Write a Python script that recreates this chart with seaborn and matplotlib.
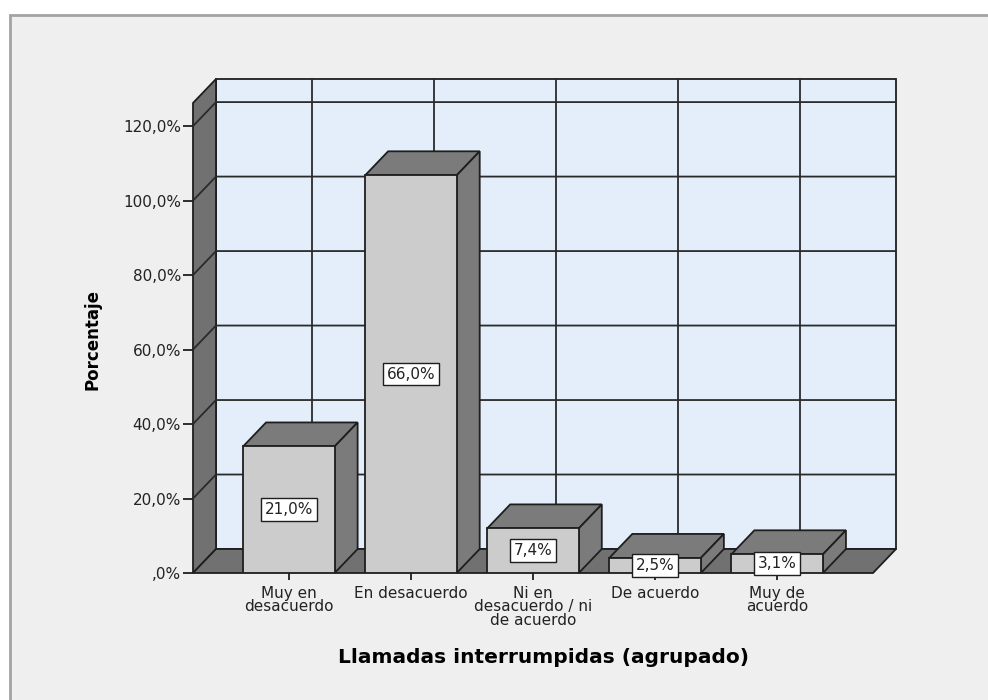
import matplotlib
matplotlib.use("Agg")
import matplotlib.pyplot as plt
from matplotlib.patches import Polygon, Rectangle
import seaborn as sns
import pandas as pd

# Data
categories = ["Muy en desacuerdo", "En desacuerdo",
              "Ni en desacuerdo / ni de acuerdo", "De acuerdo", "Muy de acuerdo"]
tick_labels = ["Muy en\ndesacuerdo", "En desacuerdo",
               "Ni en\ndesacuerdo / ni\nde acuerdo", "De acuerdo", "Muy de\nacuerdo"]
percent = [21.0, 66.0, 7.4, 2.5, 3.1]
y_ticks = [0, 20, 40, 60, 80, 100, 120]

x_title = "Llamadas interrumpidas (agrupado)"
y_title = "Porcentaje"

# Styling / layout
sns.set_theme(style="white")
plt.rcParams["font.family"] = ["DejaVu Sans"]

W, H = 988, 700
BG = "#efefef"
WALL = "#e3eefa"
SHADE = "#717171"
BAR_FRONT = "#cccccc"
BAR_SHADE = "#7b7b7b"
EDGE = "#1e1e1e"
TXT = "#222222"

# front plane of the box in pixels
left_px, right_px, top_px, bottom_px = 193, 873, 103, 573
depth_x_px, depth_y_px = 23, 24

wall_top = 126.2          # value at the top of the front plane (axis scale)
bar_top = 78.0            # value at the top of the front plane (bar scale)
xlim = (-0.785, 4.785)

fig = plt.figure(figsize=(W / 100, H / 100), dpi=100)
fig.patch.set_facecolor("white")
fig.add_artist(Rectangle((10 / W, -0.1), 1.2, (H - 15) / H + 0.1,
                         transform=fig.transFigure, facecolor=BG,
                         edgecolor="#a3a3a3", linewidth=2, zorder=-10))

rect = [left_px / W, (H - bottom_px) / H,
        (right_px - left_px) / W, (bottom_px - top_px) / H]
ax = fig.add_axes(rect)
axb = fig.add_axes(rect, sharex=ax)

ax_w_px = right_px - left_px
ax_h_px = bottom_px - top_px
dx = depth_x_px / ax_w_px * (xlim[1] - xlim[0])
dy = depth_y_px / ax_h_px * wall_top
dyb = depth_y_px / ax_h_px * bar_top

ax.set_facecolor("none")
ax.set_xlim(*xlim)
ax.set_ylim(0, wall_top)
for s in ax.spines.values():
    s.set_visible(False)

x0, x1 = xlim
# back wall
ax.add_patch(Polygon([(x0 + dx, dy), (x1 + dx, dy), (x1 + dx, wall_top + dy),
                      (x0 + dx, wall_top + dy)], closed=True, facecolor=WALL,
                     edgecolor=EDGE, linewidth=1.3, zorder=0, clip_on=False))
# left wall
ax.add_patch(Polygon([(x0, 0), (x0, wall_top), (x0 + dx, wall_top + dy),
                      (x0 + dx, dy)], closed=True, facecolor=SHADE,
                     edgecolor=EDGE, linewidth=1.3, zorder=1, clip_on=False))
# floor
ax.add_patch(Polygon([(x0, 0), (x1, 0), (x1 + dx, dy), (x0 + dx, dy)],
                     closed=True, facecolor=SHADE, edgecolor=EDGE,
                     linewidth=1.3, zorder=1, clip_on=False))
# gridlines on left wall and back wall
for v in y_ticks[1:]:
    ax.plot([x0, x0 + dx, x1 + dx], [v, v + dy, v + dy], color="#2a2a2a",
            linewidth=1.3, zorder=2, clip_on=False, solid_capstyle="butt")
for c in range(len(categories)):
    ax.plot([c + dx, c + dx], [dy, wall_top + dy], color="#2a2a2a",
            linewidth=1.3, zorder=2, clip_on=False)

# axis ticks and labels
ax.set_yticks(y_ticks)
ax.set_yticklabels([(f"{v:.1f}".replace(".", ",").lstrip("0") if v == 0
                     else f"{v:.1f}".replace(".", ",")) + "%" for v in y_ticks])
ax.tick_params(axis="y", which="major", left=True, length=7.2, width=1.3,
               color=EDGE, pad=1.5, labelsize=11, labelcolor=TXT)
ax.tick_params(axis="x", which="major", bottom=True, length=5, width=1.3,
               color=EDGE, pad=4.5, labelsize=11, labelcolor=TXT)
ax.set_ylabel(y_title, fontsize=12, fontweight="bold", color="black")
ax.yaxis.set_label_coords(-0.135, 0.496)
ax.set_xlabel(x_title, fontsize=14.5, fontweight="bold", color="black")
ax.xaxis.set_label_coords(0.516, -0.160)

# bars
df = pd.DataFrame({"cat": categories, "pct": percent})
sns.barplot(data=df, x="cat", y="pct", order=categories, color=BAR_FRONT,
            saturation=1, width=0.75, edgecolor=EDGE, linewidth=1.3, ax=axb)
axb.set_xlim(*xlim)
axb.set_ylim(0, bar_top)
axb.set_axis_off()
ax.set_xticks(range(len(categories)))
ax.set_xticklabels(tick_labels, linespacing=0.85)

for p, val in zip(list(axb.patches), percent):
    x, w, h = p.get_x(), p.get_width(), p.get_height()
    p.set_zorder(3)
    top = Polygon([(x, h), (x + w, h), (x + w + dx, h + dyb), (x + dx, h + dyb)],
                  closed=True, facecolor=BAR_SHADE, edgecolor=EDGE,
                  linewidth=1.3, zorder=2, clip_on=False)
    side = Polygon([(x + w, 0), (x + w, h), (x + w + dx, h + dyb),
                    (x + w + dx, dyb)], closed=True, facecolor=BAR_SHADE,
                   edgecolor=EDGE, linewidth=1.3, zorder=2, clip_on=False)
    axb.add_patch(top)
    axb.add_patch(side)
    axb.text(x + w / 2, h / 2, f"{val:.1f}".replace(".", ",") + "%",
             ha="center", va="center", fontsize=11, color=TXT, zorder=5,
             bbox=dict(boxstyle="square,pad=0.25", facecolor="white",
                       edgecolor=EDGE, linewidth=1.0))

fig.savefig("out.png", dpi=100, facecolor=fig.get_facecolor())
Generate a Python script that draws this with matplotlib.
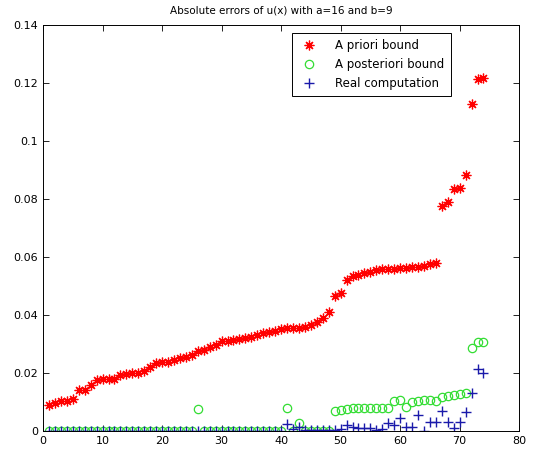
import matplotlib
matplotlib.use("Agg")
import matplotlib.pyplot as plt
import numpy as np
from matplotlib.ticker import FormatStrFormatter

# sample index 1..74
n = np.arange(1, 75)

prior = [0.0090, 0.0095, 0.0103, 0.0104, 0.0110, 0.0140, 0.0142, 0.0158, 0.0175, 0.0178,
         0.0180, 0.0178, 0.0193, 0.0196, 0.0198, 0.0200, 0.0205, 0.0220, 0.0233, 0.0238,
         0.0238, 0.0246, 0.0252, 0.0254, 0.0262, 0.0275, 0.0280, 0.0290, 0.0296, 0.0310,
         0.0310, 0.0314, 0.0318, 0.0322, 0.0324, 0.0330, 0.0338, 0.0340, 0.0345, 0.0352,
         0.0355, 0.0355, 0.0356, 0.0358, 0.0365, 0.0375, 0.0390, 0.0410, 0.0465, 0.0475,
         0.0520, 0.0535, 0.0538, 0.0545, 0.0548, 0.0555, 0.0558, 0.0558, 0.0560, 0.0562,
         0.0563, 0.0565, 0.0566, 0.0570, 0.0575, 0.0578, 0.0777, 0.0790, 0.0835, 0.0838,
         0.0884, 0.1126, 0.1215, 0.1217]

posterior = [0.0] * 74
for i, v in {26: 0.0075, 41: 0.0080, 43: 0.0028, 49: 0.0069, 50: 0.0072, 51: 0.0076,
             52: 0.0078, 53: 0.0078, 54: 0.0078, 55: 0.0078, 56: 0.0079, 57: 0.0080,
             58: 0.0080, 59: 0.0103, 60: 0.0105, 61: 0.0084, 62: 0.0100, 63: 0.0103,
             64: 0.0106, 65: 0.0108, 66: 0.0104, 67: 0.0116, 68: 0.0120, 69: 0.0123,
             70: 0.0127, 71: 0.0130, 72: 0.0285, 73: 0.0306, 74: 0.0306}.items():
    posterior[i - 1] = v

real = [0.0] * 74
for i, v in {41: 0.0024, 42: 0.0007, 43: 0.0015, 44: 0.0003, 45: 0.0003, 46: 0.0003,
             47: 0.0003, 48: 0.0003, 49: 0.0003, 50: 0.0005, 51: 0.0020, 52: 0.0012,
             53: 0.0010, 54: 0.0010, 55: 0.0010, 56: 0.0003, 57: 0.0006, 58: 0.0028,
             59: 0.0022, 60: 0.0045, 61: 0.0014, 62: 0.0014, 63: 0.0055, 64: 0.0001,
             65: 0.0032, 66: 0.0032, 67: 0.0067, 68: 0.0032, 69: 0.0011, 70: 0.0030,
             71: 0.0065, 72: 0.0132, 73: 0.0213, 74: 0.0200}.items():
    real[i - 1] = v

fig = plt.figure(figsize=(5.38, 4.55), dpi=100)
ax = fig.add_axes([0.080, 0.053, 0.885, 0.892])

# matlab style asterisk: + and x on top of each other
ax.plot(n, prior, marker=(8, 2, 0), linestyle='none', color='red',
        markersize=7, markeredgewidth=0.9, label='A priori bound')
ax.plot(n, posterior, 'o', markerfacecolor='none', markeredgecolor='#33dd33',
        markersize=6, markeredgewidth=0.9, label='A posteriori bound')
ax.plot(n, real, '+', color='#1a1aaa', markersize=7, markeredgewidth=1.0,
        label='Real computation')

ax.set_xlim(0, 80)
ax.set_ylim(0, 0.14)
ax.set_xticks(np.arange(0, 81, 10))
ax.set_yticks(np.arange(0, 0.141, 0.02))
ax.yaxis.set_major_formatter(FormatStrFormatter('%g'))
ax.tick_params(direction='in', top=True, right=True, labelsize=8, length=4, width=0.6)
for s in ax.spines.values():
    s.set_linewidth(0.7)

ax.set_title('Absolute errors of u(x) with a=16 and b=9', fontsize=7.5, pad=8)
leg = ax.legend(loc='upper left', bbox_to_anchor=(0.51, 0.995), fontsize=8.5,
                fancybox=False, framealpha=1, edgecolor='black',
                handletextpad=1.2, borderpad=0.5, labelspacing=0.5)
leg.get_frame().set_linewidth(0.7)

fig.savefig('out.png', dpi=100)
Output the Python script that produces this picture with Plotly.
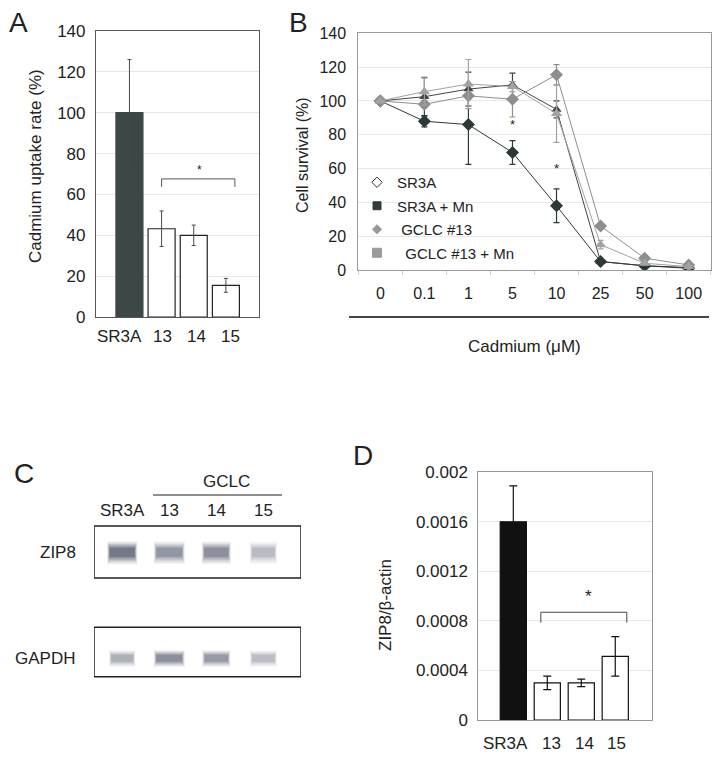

□ □ □ □ □

=== What the exercise asks ===
In the listing above, find the line with "Generate a Python" and the line with "n = np.arange(1, 75)". Copy both of them and every line between, exactly, but not the pictures.

=== The answer ===
Generate a Python script that draws this with matplotlib.
import matplotlib
matplotlib.use("Agg")
import matplotlib.pyplot as plt
import numpy as np
from matplotlib.ticker import FormatStrFormatter

# sample index 1..74
n = np.arange(1, 75)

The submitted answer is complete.